Ce sont des professionnels aguerris, qui arrivent à transmettre leur expérience de manière ludique, ce qui est très apprécié par les stagiaires. Ceux-ci ont souvent besoin de reprendre confiance. Ils sont particulièrement sensibles aux liens qui se créent avec ces deux formateurs bienveillants et à l’écoute. Leur maturité leur confère un côté rassurant dont leur public, assez fragile, a besoin.

Vous avez également salarié d’autres seniors, quel est leur parcours ?

M.K. : Pour notre nouvelle recrue, Fatima, nous avions au début fait appel à une structure d’insertion par l’activité économique (IAE). Nous l’avons par la suite intégrée à temps partiel sur un CDD d’agent d’entretien de nos locaux. Le principe, c’était aussi de la faire évoluer avec un contrat Parcours emploi compétences (PEC), avec une ambition de pérennisation. Nous allons prochainement lui proposer un CDD en milieu ordinaire avec une possible transition vers un CDI.

L’arrivée de Fabienne relève, quant à elle, d’une histoire différente. Une ancienne collègue (j’étais auparavant salariée chez France Travail) d’une agence France Travail de Besançon a évoqué le cas d’une cadre de 59 ans. À la suite d’un accident de la vie, elle a perdu son emploi dans le secteur de l’intérim. Depuis, confrontée à des réponses négatives à chaque candidature, et malgré sa volonté de retrouver un emploi, elle avait perdu toute confiance en elle. En lien avec son référent France Travail, nous avons proposé à Fabienne de commencer chez nous par un poste à temps partiel dans les relations administratives, avec un contrat PEC. Dans le cadre de notre développement interne, nous avons fait évoluer ses missions. Elle est à présent salariée dans les relations entreprises, ce qui la réjouit car elle retrouve son domaine d’expertise.
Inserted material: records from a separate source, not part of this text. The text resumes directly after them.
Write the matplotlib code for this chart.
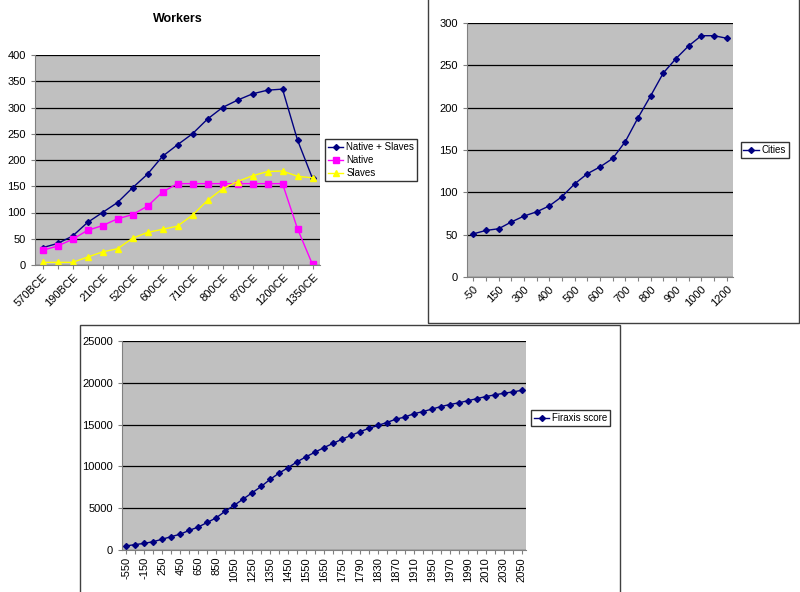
import matplotlib.pyplot as plt
from matplotlib.patches import Rectangle

W, H = 800, 592

# Workers
worker_labels = ["570BCE", "", "190BCE", "", "210CE", "", "520CE", "", "600CE", "",
                 "710CE", "", "800CE", "", "870CE", "", "1200CE", "", "1350CE"]
native_slaves = [33, 41, 55, 81, 100, 119, 147, 173, 207, 229, 250, 278, 300, 314, 326, 333, 335, 238, 165]
native = [28, 36, 49, 66, 75, 88, 96, 112, 139, 155, 155, 155, 155, 155, 155, 155, 155, 69, 1]
slaves = [5, 5, 5, 15, 25, 31, 51, 62, 68, 74, 95, 123, 145, 159, 170, 178, 179, 169, 166]

# Cities
city_labels = ["-50", "", "150", "", "300", "", "400", "", "500", "", "600", "", "700", "",
               "800", "", "900", "", "1000", "", "1200"]
cities = [51, 55, 57, 65, 72, 77, 84, 95, 110, 122, 130, 140, 160, 188, 214, 241, 258, 273, 285, 285, 282]

# Firaxis score
score_labels = ["-550", "-150", "250", "450", "650", "850", "1050", "1250", "1350", "1450", "1550",
                "1650", "1750", "1790", "1830", "1870", "1910", "1950", "1970", "1990", "2010",
                "2030", "2050"]
score = [500, 650, 800, 1000, 1300, 1600, 1900, 2350, 2750, 3300, 3850, 4650, 5350, 6100, 6850,
         7600, 8450, 9200, 9850, 10550, 11150, 11700, 12250, 12750, 13250, 13700, 14150, 14550,
         14900, 15250, 15650, 15900, 16300, 16550, 16850, 17150, 17400, 17600, 17850, 18100,
         18350, 18550, 18750, 18900, 19100]

NAVY, PINK, YEL, GREY = "#000080", "#ff00ff", "#ffff00", "#c0c0c0"
plt.rcParams["font.family"] = "Liberation Sans"

fig = plt.figure(figsize=(W / 100, H / 100), dpi=100, facecolor="white")


def box(x0, y0, x1, y1):
    return [x0 / W, 1 - y1 / H, (x1 - x0) / W, (y1 - y0) / H]


# panel borders (Cities and Firaxis screenshots)
for x0, y0, x1, y1 in [(428, -2, 799, 323), (80, 325, 620, 600)]:
    fig.patches.append(Rectangle((x0 / W, 1 - y1 / H), (x1 - x0) / W, (y1 - y0) / H,
                                 transform=fig.transFigure, fill=False, ec="#404040", lw=1))


def style(ax, ymax, step):
    ax.set_facecolor(GREY)
    ax.set_ylim(0, ymax)
    ax.set_yticks(range(0, ymax + 1, step))
    ax.yaxis.grid(True, color="black", lw=0.9)
    ax.set_axisbelow(True)
    for s in ["top", "right"]:
        ax.spines[s].set_visible(False)
    ax.spines["left"].set_color("#808080")
    ax.spines["bottom"].set_color("#808080")
    ax.tick_params(labelsize=8, length=3, color="#808080")
    ax.tick_params(axis="x", pad=2)


LEG = dict(fontsize=7, frameon=True, fancybox=False, edgecolor="black",
           handlelength=1.6, handletextpad=0.3, borderpad=0.3, labelspacing=0.3)

# Workers
ax1 = fig.add_axes(box(35, 55, 320, 265))
x = range(len(native_slaves))
ax1.plot(x, native_slaves, "-D", color=NAVY, ms=3, lw=1, label="Native + Slaves")
ax1.plot(x, native, "-s", color=PINK, ms=4, lw=1, label="Native")
ax1.plot(x, slaves, "-^", color=YEL, ms=4, lw=1, label="Slaves")
style(ax1, 400, 50)
ax1.set_xlim(-0.5, len(native_slaves) - 0.5)
ax1.set_xticks(list(x))
ax1.set_xticklabels(worker_labels, rotation=45, ha="right", rotation_mode="anchor")
ax1.set_title("Workers", fontsize=9, weight="bold", pad=24)
ax1.legend(loc="center left", bbox_to_anchor=(1.0, 0.5), **LEG)

# Cities
ax2 = fig.add_axes(box(467, 23, 733, 277))
x = range(len(cities))
ax2.plot(x, cities, "-D", color=NAVY, ms=3, lw=1, label="Cities")
style(ax2, 300, 50)
ax2.set_xlim(-0.5, len(cities) - 0.5)
ax2.set_xticks(list(x))
ax2.set_xticklabels(city_labels, rotation=45, ha="right", rotation_mode="anchor")
ax2.legend(loc="center left", bbox_to_anchor=(1.01, 0.5), **LEG)

# Firaxis score
ax3 = fig.add_axes(box(122, 341, 526, 550))
x = range(len(score))
ax3.plot(x, score, "-D", color=NAVY, ms=3, lw=1, label="Firaxis score")
style(ax3, 25000, 5000)
ax3.set_xlim(-0.5, len(score) - 0.5)
ax3.set_xticks(list(x))
ax3.set_xticklabels([score_labels[i // 2] if i % 2 == 0 else "" for i in x], rotation=90)
ax3.legend(loc="center left", bbox_to_anchor=(1.0, 0.63), **LEG)

fig.savefig("out.png", dpi=100, facecolor="white")
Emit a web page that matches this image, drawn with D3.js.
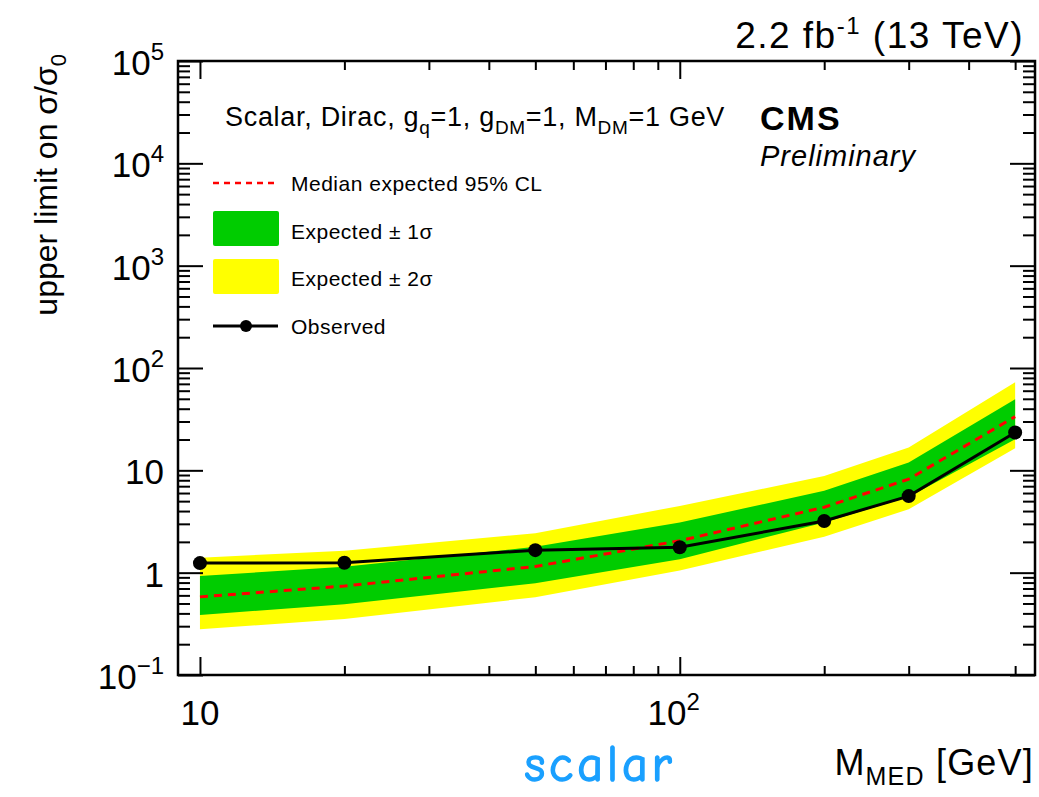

La cinquième recrue, Dominique, était bénéficiaire du DAQ. Rentrée en France après une vingtaine d’années au Sénégal, elle ne maîtrisait plus les codes du marché du travail. Une fois sa formation achevée, elle est devenue formatrice salariée chez nous et elle intervient sur le dispositif DAQ pour enseigner le français, l’histoire et des matières générales. Elle est bien placée pour comprendre les stagiaires et créer avec eux un relationnel de confiance.

Les seniors se sentent parfois fragilisés, alors qu’ils ont toute leur place et font preuve d’une réelle envie de partager leur expertise.


Qu’est-ce qui relie ces personnes que vous avez recrutées ?

M.K. : Elles expriment toutes une forte envie de retravailler. Ces seniors sont dotés de solides connaissances et ils se distinguent par la transversalité de leurs compétences, leur volontarisme, leur expérience mise au service des stagiaires ou de leurs collègues. Leur dynamisme est communicatif, de même que leur souhait de rester actifs.

J’aimerais insister sur le fait qu’il faut vraiment être à l’écoute des personnes, peu importe leur âge. Les seniors se sentent parfois fragilisés, alors qu’ils ont toute leur place et font preuve d’une réelle envie de partager leur expertise. Il me semble important de les valoriser en leur proposant des missions et en leur redonnant confiance. Même s’ils ne disposent pas forcément de la compétence recherchée, il faut leur offrir une chance et l’opportunité de l’acquérir. Au CFB, nous misons sur des rencontres et des potentiels. Et jusqu’à présent, nous ne pouvons que nous féliciter des résultats.